The assault on O'Toole's conservative credentials came only hours after the former military officer, lawyer and cabinet minister won the Conservative leadership by defeating his main rival Peter MacKay on the third ballot.
O'Toole's victory came with support from many of the party's social conservatives who had backed the other two candidates in the race, Leslyn Lewis and Derek Sloan. Bernier suggested those supporters will ultimately be disappointed with O'Toole.
"He put on a 'true blue' mask only for strategic reasons: to be the second choice of the less well-known candidates, Leslyn Lewis and Derek Sloan," Bernier said about O'Toole during a news conference in Ottawa.
"But I have a message for the supporters of these candidates: Don't be fooled. He got what he wanted. Now that he is the leader, the mask will fall. He will take your support for granted."
Bernier went on to suggest that after running a leadership campaign aimed at winning support from social conservatives, O'Toole would shift directions and try to steal votes from the Liberals by proposing more centrist policies.
"On every major issue, the Conservative party under Erin O'Toole will be just like the Liberals," Bernier said. "What else can be expected from the leader of the Liberal-lite party?"
Bernier previously ran against O'Toole in the Conservative leadership race in 2017. It was won by Andrew Scheer, with Bernier coming a close second before he left the Tories to form his own right-wing party.

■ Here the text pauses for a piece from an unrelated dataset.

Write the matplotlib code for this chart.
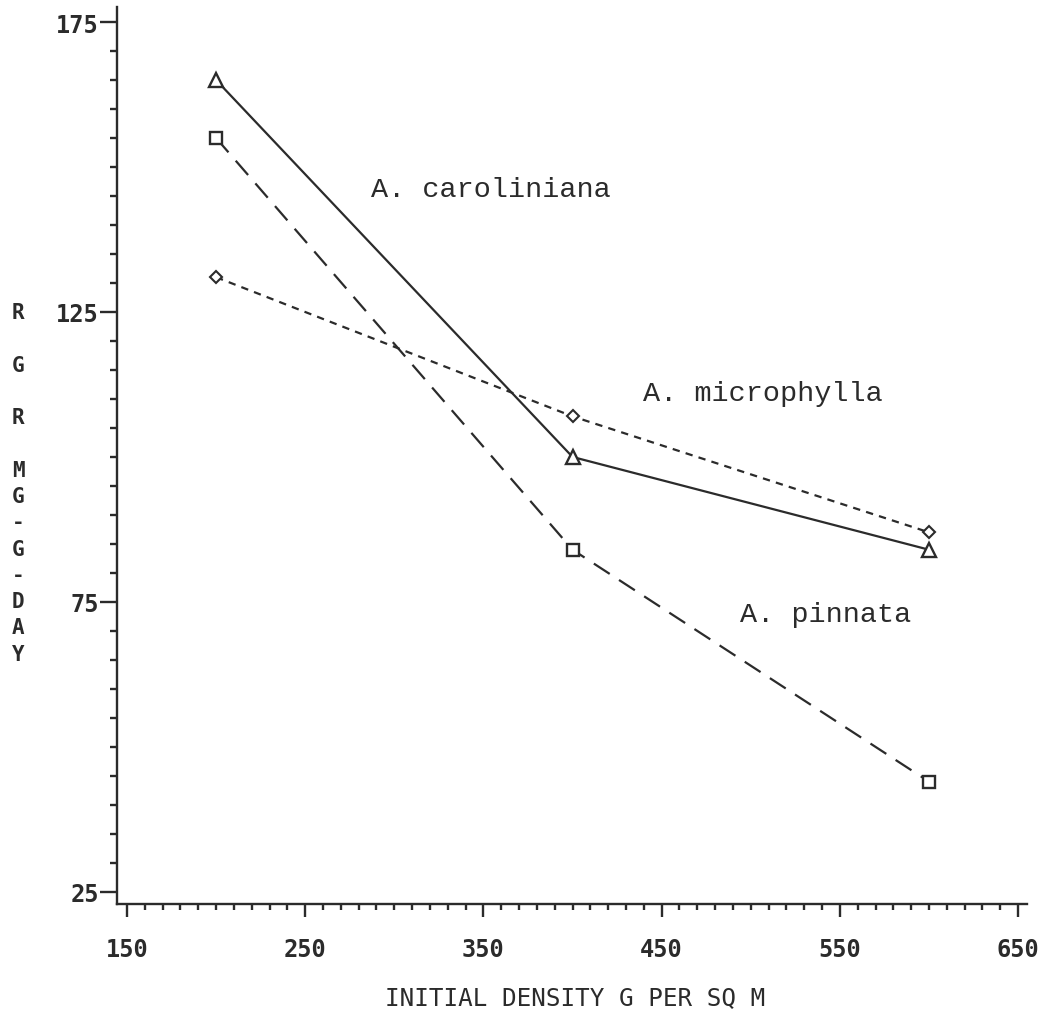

The People's Party was subsequently shut out in the 2019 federal election and Bernier lost his own Quebec seat. He nonetheless insisted Monday that his party would be ready for a fall election, noting it had raised about $2 million from donors last year.
Bernier used Monday's news conference to specifically stump for support among Canadian conservatives, touting his party's anti-immigrant policies and climate-change skepticism as well as its fiscal conservatism without mentioning COVID-19.
There has been some criticism of Bernier and the People's Party, which still does not have a constitution despite having registered as a political party in January 2019. Bernier promised a constitution would be in place by the end of the year.
He also dismissed a question about the People's Party splitting votes on the right.